In The Little Edges, Fred Moten is in search of what pleasure sounds like. Each poem in the collection is divided into stanzas—his phrase is “shaped prose”—that emphasize sound and rhythm, the groupings set off from the book’s margins, and from each other, with wide spacing. The “little edges” referred to in the book’s title mark the spaces between the conversations the poet is having with his subjects and what a reader might like to know about them. Moten’s poems are so full of allusion that they bump up against other poems, songs, and criticism as they go, acknowledging the references like a nod to an acquaintance when you pass her on the street. The book’s opening poem “fortrd.fortrn” teases:
here go a box with a lid on it. If you open it you can come into our world.
up in here you look
like cutty do. house
look like he up. if so,
don’t you wanna go?
Every poem presents a new soundscape and often a new dedication to an occasion or individual. “hard enough to enjoy” begins in remembrance of Ralph Lemon, the choreographer and self-described “conceptualist,” but by the third page drifts into a more discursive riff, preserving only its own music as it encounters Frank O’Hara: “Another alignment of questions and I could be having a coke with you.”
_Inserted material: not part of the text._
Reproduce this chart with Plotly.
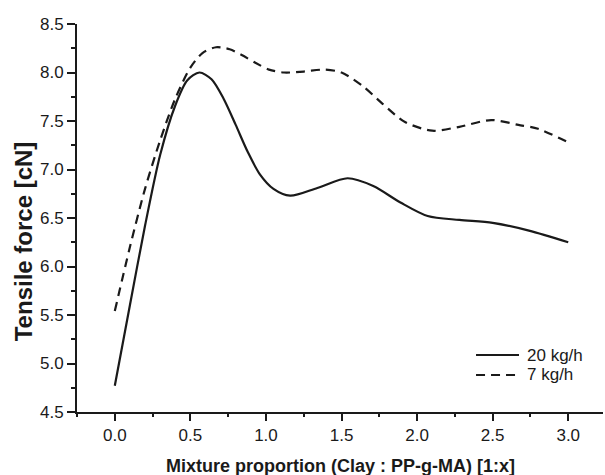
import plotly.graph_objects as go

# 20 kg/h (solid)
x_20 = [0.0, 0.1, 0.2, 0.3, 0.4, 0.48, 0.56, 0.64, 0.72, 0.8, 0.88, 0.96, 1.05, 1.16, 1.34, 1.54, 1.71, 1.89, 2.07, 2.28, 2.5, 2.74, 3.0]
y_20 = [4.77, 5.6, 6.42, 7.15, 7.66, 7.92, 8.0, 7.93, 7.73, 7.46, 7.18, 6.95, 6.8, 6.73, 6.81, 6.91, 6.83, 6.66, 6.52, 6.48, 6.45, 6.37, 6.25]

# 7 kg/h (dashed)
x_7 = [0.0, 0.1, 0.2, 0.3, 0.4, 0.5, 0.58, 0.67, 0.76, 0.84, 0.93, 1.02, 1.12, 1.25, 1.39, 1.5, 1.64, 1.77, 1.92, 2.1, 2.28, 2.49, 2.67, 2.8, 3.0]
y_7 = [5.54, 6.2, 6.8, 7.3, 7.73, 8.05, 8.2, 8.26, 8.24, 8.18, 8.1, 8.03, 8.0, 8.01, 8.03, 8.0, 7.86, 7.68, 7.49, 7.40, 7.44, 7.51, 7.46, 7.42, 7.28]

x_ticks = [0.0, 0.5, 1.0, 1.5, 2.0, 2.5, 3.0]
y_ticks = [4.5, 5.0, 5.5, 6.0, 6.5, 7.0, 7.5, 8.0, 8.5]

series_names = ["20 kg/h", "7 kg/h"]
x_title = "Mixture proportion (Clay : PP-g-MA) [1:x]"
y_title = "Tensile force [cN]"

INK = "#1a1a1a"
FONT = "Liberation Sans"
DASH = "9px,6px"

fig = go.Figure()
fig.add_trace(go.Scatter(x=x_20, y=y_20, mode="lines", name=series_names[0],
                         line=dict(color=INK, width=2.2, shape="spline", smoothing=0.8)))
fig.add_trace(go.Scatter(x=x_7, y=y_7, mode="lines", name=series_names[1],
                         line=dict(color=INK, width=2.2, shape="spline", smoothing=0.8, dash=DASH)))

xr = [-0.25, 3.23]
yr = [4.5, 8.5]

common = dict(showgrid=False, zeroline=False, showline=True, linecolor=INK, linewidth=2,
              tickwidth=2, tickcolor=INK)

# legend drawn as line samples + text inside the plot area (paper coordinates)
leg_x0, leg_x1, leg_tx = 0.7586, 0.8403, 0.8536
leg_rows = [0.1469, 0.0954]
leg_dash = ["solid", DASH]
shapes = [dict(type="line", xref="paper", yref="paper", x0=leg_x0, x1=leg_x1, y0=ry, y1=ry,
               line=dict(color=INK, width=2, dash=d)) for ry, d in zip(leg_rows, leg_dash)]
leg_text = [dict(text=n, xref="paper", yref="paper", x=leg_tx, y=ry, xanchor="left", yanchor="middle",
                 showarrow=False, borderpad=0, font=dict(size=17, color=INK))
            for n, ry in zip(series_names, leg_rows)]

fig.update_layout(
    width=605, height=475,
    margin=dict(l=77, r=2, t=24, b=63),
    paper_bgcolor="white", plot_bgcolor="white",
    font=dict(family=FONT, color=INK, size=17),
    showlegend=False,
    xaxis=dict(range=xr, tickvals=x_ticks, ticktext=[f"{v:.1f}" for v in x_ticks],
               ticks="outside", ticklen=7,
               minor=dict(dtick=0.25, tick0=0, ticks="outside", ticklen=3, tickwidth=2, tickcolor=INK),
               tickfont=dict(size=17), **common),
    yaxis=dict(range=yr, tickvals=y_ticks, ticktext=[f"{v:.1f}" for v in y_ticks],
               ticks="outside", ticklen=8,
               minor=dict(dtick=0.25, tick0=4.5, ticks="outside", ticklen=4, tickwidth=2, tickcolor=INK),
               tickfont=dict(size=17), **common),
    xaxis2=dict(range=xr, overlaying="x", side="top", tickvals=x_ticks, showticklabels=False,
                ticks="inside", ticklen=8,
                minor=dict(dtick=0.25, tick0=0, ticks="inside", ticklen=4, tickwidth=2, tickcolor=INK),
                **common),
    yaxis2=dict(range=yr, overlaying="y", side="right", tickvals=y_ticks, showticklabels=False,
                ticks="inside", ticklen=8,
                minor=dict(dtick=0.25, tick0=4.5, ticks="inside", ticklen=4, tickwidth=2, tickcolor=INK),
                **common),
    shapes=shapes,
    annotations=[
        dict(text=f"<b>{x_title}</b>", xref="paper", yref="paper", x=0.5, y=-0.139,
             xanchor="center", yanchor="middle", showarrow=False, font=dict(size=18, color=INK)),
        dict(text=f"<b>{y_title}</b>", xref="paper", yref="y", x=-0.1027, y=6.26,
             xanchor="center", yanchor="middle", textangle=-90, showarrow=False,
             font=dict(size=24, color=INK)),
    ] + leg_text,
)

fig.write_html("out.html")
The poem “test” ruminates on a 1969 incident on the New York City subway, when a train car broke down in Harlem and passengers, in an act of defiance against Transit Authority employees, refused to leave. The poem has two epigraphs: one from a New York Times article, the other from a treatment of the event by Hannah Arendt in On Violence. Moten finds in the breakdown of social order, and between the idioms of reportage and academic criticism, a breathless music:
your refusal ain’t unsustainable it just can’t sustain itself. you do what they say till you die like a dog. too much
stress on the impossible one. we stress this past the point to bring the history of getting down.
In The Little Edges, Moten moves freely between the rarefied language of criticism and historical record and the musical, improvisational language of street talk. At home in both idioms and alive to the music of each, he has the rare ability to draw readers from both worlds in and through to the other.